▶ Written problem: Locate all lines in the data below that hold "with" and show them.

**********

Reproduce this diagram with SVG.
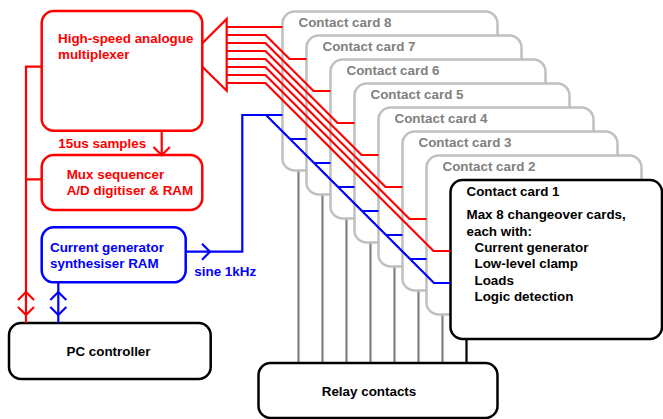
<svg xmlns="http://www.w3.org/2000/svg" width="663" height="419" viewBox="0 0 663 419">
  <style>
    text { font-family: "Liberation Sans", Arial, sans-serif; font-weight: bold; font-size: 13.4px; }
    .red { fill: none; stroke: #ff0000; stroke-width: 2.2; }
    .blue { fill: none; stroke: #0000ff; stroke-width: 2.2; }
    .boxr { fill: #ffffff; stroke: #ff0000; stroke-width: 2.5; }
    .boxb { fill: #ffffff; stroke: #0000ff; stroke-width: 2.5; }
    .boxk { fill: #ffffff; stroke: #000000; stroke-width: 2.5; }
    .card { fill: #ffffff; stroke: #c0c0c0; stroke-width: 2.5; }
    .tr { fill: #ff0000; }
    .tb { fill: #0000ff; }
    .tk { fill: #000000; }
    .tg { fill: #808080; }
    .wire { stroke: #808080; stroke-width: 2.2; fill: none; }
  </style>

  <!-- relay contact wires from each card -->
  <g id="contact-wires">
    <path class="wire" d="M298.5 170.5V363M322.5 194.5V363M346.5 218.5V363M370.5 242.5V363M394.5 266.5V363M418.5 290.5V363M442.5 314.5V363"/>
    <path d="M466.5 338.5V363" stroke="#000" stroke-width="2.2"/>
  </g>

  <!-- stacked contact cards -->
  <g id="card8"><rect class="card" x="282.5" y="11.5" width="215" height="159" rx="12"/><text class="tg" x="298.5" y="27">Contact card 8</text></g>
  <g id="card7"><rect class="card" x="306.5" y="35.5" width="215" height="159" rx="12"/><text class="tg" x="322.5" y="51">Contact card 7</text></g>
  <g id="card6"><rect class="card" x="330.5" y="59.5" width="215" height="159" rx="12"/><text class="tg" x="346.5" y="75">Contact card 6</text></g>
  <g id="card5"><rect class="card" x="354.5" y="83.5" width="215" height="159" rx="12"/><text class="tg" x="370.5" y="99">Contact card 5</text></g>
  <g id="card4"><rect class="card" x="378.5" y="107.5" width="215" height="159" rx="12"/><text class="tg" x="394.5" y="123">Contact card 4</text></g>
  <g id="card3"><rect class="card" x="402.5" y="131.5" width="215" height="159" rx="12"/><text class="tg" x="418.5" y="147">Contact card 3</text></g>
  <g id="card2"><rect class="card" x="426.5" y="155.5" width="215" height="159" rx="12"/><text class="tg" x="442.5" y="171">Contact card 2</text></g>
  <g id="card1">
    <rect class="boxk" x="450.5" y="180" width="211.5" height="159" rx="12"/>
    <text class="tk" x="466.5" y="196">Contact card 1</text>
    <text class="tk" x="466.5" y="219">Max 8 changeover cards,</text>
    <text class="tk" x="466.5" y="235.5">each with:</text>
    <text class="tk" x="474.5" y="252">Current generator</text>
    <text class="tk" x="474.5" y="268">Low-level clamp</text>
    <text class="tk" x="474.5" y="284.5">Loads</text>
    <text class="tk" x="474.5" y="300.5">Logic detection</text>
  </g>

  <g id="relay">
    <rect class="boxk" x="258.5" y="363" width="239" height="55" rx="12"/>
    <text class="tk" x="369" y="396" text-anchor="middle">Relay contacts</text>
  </g>

  <g id="mux">
    <rect class="boxr" x="41.7" y="11" width="160.6" height="119.7" rx="12"/>
    <text class="tr" x="58" y="43">High-speed analogue</text>
    <text class="tr" x="58" y="59">multiplexer</text>
  </g>

  <g id="sequencer">
    <rect class="boxr" x="41.7" y="155" width="160.6" height="55" rx="12"/>
    <text class="tr" x="66.7" y="178.5">Mux sequencer</text>
    <text class="tr" x="66.7" y="194.5">A/D digitiser &amp; RAM</text>
  </g>

  <g id="generator">
    <rect class="boxb" x="41.7" y="227.3" width="144" height="55" rx="12"/>
    <text class="tb" x="50" y="252">Current generator</text>
    <text class="tb" x="50" y="268">synthesiser RAM</text>
  </g>

  <g id="pc">
    <rect class="boxk" x="9" y="323" width="201.7" height="56" rx="12"/>
    <text class="tk" x="108.5" y="356" text-anchor="middle">PC controller</text>
  </g>

  <!-- connectors -->
  <g id="connectors">
    <!-- multiplexer input funnel -->
    <path class="red" d="M202.3 43.3L226.7 19V90.7L202.3 66.7"/>
    <!-- multiplexer channels to each card -->
    <path class="red" d="M226.7 27H282.5"/>
    <path class="red" d="M226.7 35H265.5L289.5 59H306.5"/>
    <path class="red" d="M226.7 43H265.5L313.5 91H330.5"/>
    <path class="red" d="M226.7 51H265.5L337.5 123H354.5"/>
    <path class="red" d="M226.7 59H265.5L361.5 155H378.5"/>
    <path class="red" d="M226.7 67H265.5L385.5 187H402.5"/>
    <path class="red" d="M226.7 75H265.5L409.5 219H426.5"/>
    <path class="red" d="M226.7 83H265.5L433.5 251H450.5"/>

    <!-- mux to sequencer -->
    <path class="red" d="M161.7 130.7V155M153.5 147L161.7 155.2L169.9 147"/>
    <!-- labels on links -->
    <text class="tr" x="58.3" y="147.5">15us samples</text>

    <!-- PC bus to mux and sequencer -->
    <path class="red" d="M41.7 66.7H26V323M26 179.3H41.7"/>
    <path class="red" d="M18 300L26 292L34 300M18 307L26 315L34 307"/>

    <!-- PC to current generator -->
    <path class="blue" d="M58.3 282.3V323"/>
    <path class="blue" d="M50.3 300L58.3 292L66.3 300M50.3 307L58.3 315L66.3 307"/>

    <!-- current generator drive to each card -->
    <path class="blue" d="M185.7 251.7H242.3V115H282.5"/>
    <path class="blue" d="M202 243.7L210 251.7L202 259.7"/>
    <text class="tb" x="194.3" y="276">sine 1kHz</text>
    <path class="blue" d="M266 115L434 283H450.5"/>
    <path class="blue" d="M290 139H306.5M314 163H330.5M338 187H354.5M362 211H378.5M386 235H402.5M410 259H426.5"/>
  </g>
</svg>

**********

▶ Exercise solution:
Reproduce this diagram with SVG.
    <text class="tk" x="466.5" y="235.5">each with:</text>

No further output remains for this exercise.